There are no maybes about it as far as Robert Bakker is concerned. Long- haired, bearded and strongly opinionated, free-lance paleontologist Bakker has been the bad boy of the field for years, and does not suffer fools gladly. "There are still a few of my colleagues who think, 'If it walks like a duck, breathes like a duck and grows like a duck, it must be a turtle.' "

The fact that dinosaurs were warm-blooded should be especially obvious, says Bakker, because they were known to have had chest cavities large enough to hold huge hearts, like birds. Additional evidence is found in their migratory patterns. "There's no question that dinosaurs got as far north and as far south as there was land," says Bakker. "What should have been the tip-off is that the ones you find in the far north are the same ones you find in the south, so they could live in a wide range of climates. Also, I don't see any way dinosaurs could have survived up there unless they migrated, and migration takes energy. They would have to have been warm-blooded."

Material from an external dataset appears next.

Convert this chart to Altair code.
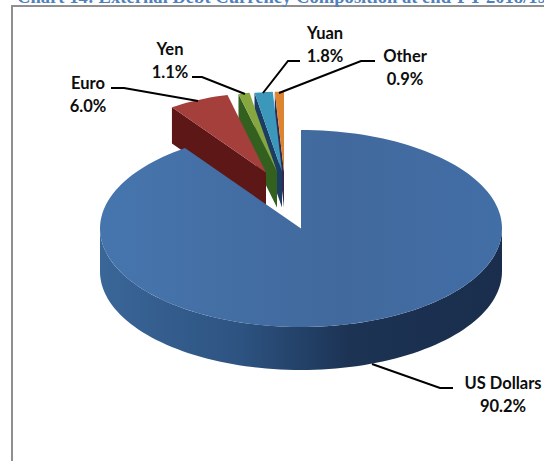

Scientists now recognize that there are, in fact, five or six different kinds of warm- and cold-bloodedness, and they are sometimes hard to distinguish, even in living animals. Moreover, making generalizations about the relationship between an animal's activity level and its metabolism can be misleading. "We tend to think that cold-blooded animals are sluggish, but that's not very accurate," says Yale paleontologist John Ostrom. "Some snakes, lizards and crocodiles can move faster than humans can. At the same time, we tend to think that warm-blooded animals are fast and very active, but the average house cat spends a lot of time snoozing."

The current consensus is that dinosaurs were not strictly ectothermic but fell short of full-fledged endothermy. "The problem," notes Michael Brett- Surman of the Smithsonian Institution, "is that there is no such thing as 'the dinosaur.' There were seven groups living 150 million years ago that started out as one thing and perhaps evolved into something else." Although Deinonychus, Velociraptor and other small, meat-eating bipeds may have been warm-blooded, Brett-Surman believes large predators like Tyrannosaurus rex, which went through three vastly different growth stages, may have been equipped with a variable metabolism.